The Food Sharing Debate: A Case Study from Siberia

 The Food Sharing Debate: A Case Study from Siberia

Study 2: Sharing of Meals

In the second study a rigorous test of food sharing models in the Dolgan and Nganasan subsistence economy is possible. The study focused on food sharing at meals, using records of meals I collected during my dissertation research. Meals are potentially important to the food-sharing debate for a number of reasons. First, foods consumed at meals include the value added to the product during preparation. The additional value originates from the time and labor invested in processing and cooking, as well as any supplemental foods that enhance taste. Thus, giving away a valued-added product increases the costs of transfer over unprepared foods. From a cost-benefit standpoint, one would expect the benefits received to be greater than those received upon transfer of equal amounts of unprepared food. Second, in the Dolgan and Nganasan study communities discussed here, the practice of visiting relatives and friends is an important part of daily life, being one of the main social activities. Hosts are invariably hospitable, and food is almost always served to guests. If this reciprocal sharing at meals is occurring often enough, inter-household food sharing at meals may be a significant venue for risk-buffering exchange. Third, in the daily life of hunter-gatherers, production, distribution, and consumption are interrelated components of the socio-behavioral continuum.
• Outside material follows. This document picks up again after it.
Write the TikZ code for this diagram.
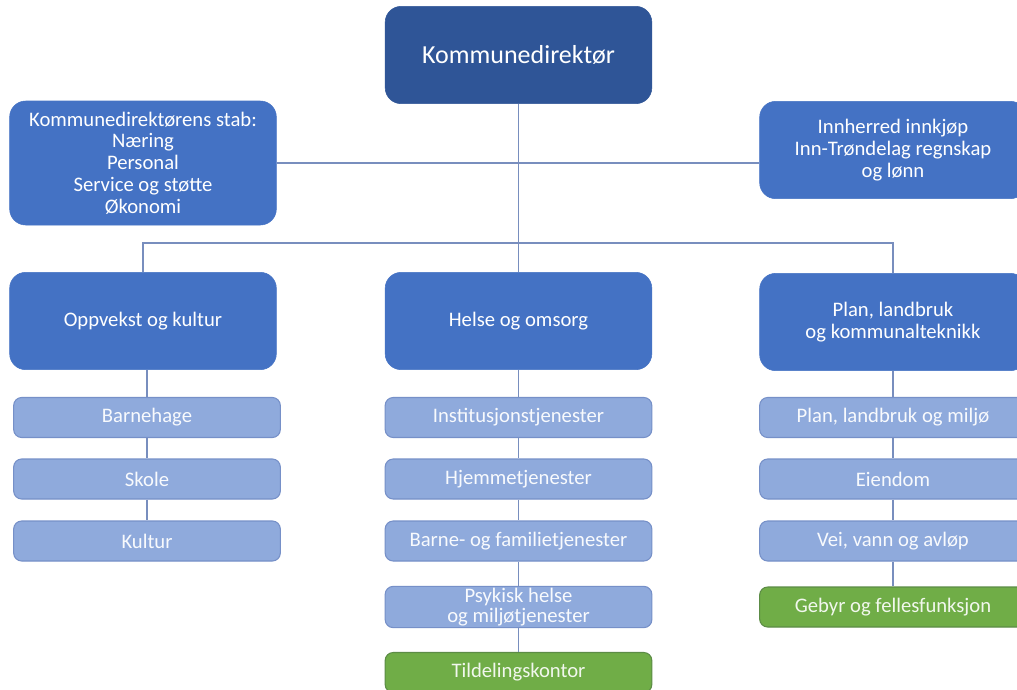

Depending on division of labor in society, inter-household sharing at meals may turn out to be more important than previously thought, especially if sharing at meals is a form of return payment for earlier transfers of unprepared food, other kinds of assistance, or a venue for information sharing about who has what food.

In this analysis I grouped meals into three types of locations (bush, village, city) and compared the relative proportion of different kinds of social relationships characterizing the participants in the meals. I selected 814 meals from the 1995/1996 field season. Within this data were 546 shared meals, 303 of which were interhousehold meals. The other 268 meals were shared only between members within one household. In the interhousehold meals members of 50 households observed as hosts or guests. Most observations were made in 3 households, multiple observations in 15 households, single observations in 9 more households. Households were defined by coresidence in a village apartment or hunting cabin based on my reading of the village registry book and my community census. In a number of cases husbands are listed in the registry book as the sole member of a separate household so the family can receive single-mother payments. Thus, coresidence was used to define a household. This definition could be problematic in some respects, since Soviet housing policy focused on nuclear families and small apartments. One might find extended families, which have people living in a number of apartments in the village, plus regularly living in a hunting area, but where people coordinate their activities to some extent. However, by using a consistent definition of the household, which has been imposed by the living conditions of the village, one can make an initial appraisal of food sharing behavior. Alternative definitions of "household" would likely result in different outcomes.

At meals in the bush (hunting trips, etc.) participants are most commonly close agnatic kin. Relatively high proportions of spouses, affines, and friends of both sexes characterized village meals, while higher proportions of females and their cognatic relatives and friends characterize city meals. These differences indicate a flexible social organization that has adapted to the social and political context of the Soviet North. The village has become in effect a permanent meeting spot, where cooperation between individuals from different households is likely reflected in shared meal. The bush reflects the importance of kinship cooperation in hunting. The city reflects the trend for female migration to the city and reliance of people living in villages upon relatives in the city for a base while on visits.

Developing a technique to compare kinship and reciprocal meal hosting was the next step. Multidimensional scaling represents the differences between each actor, in this case households a, b, c, e, y, and v, the six with the highest number of interhousehold partners in the dataset. On the left graph in Figure 1, I used the average household relatedness of each cooperating household based on the individual genealogical relatedness of each pair of individuals in each household. Non-related people in the household, such as spouses without children, lower average household relatedness and create more distance in the graph. In the graph on the right, the same six households are compared in terms of the numbers of meals hosted versus the number of meals in which they were guests for each of the five other households. The distance between the points indicates the degree of dissimilarity between each household in term of interhousehold meal sharing. Kinship (left) and reciprocal meal hosting (right) appear to be structured similarly. Does this lead me to the proposition that Gurven et al. (2002) make (i.e., much of what was assumed to be kin-selected behavior in humans may actually be reciprocal altruism)? One might as easily argue the other way, much of what we thought of as reciprocal altruism may be kinship.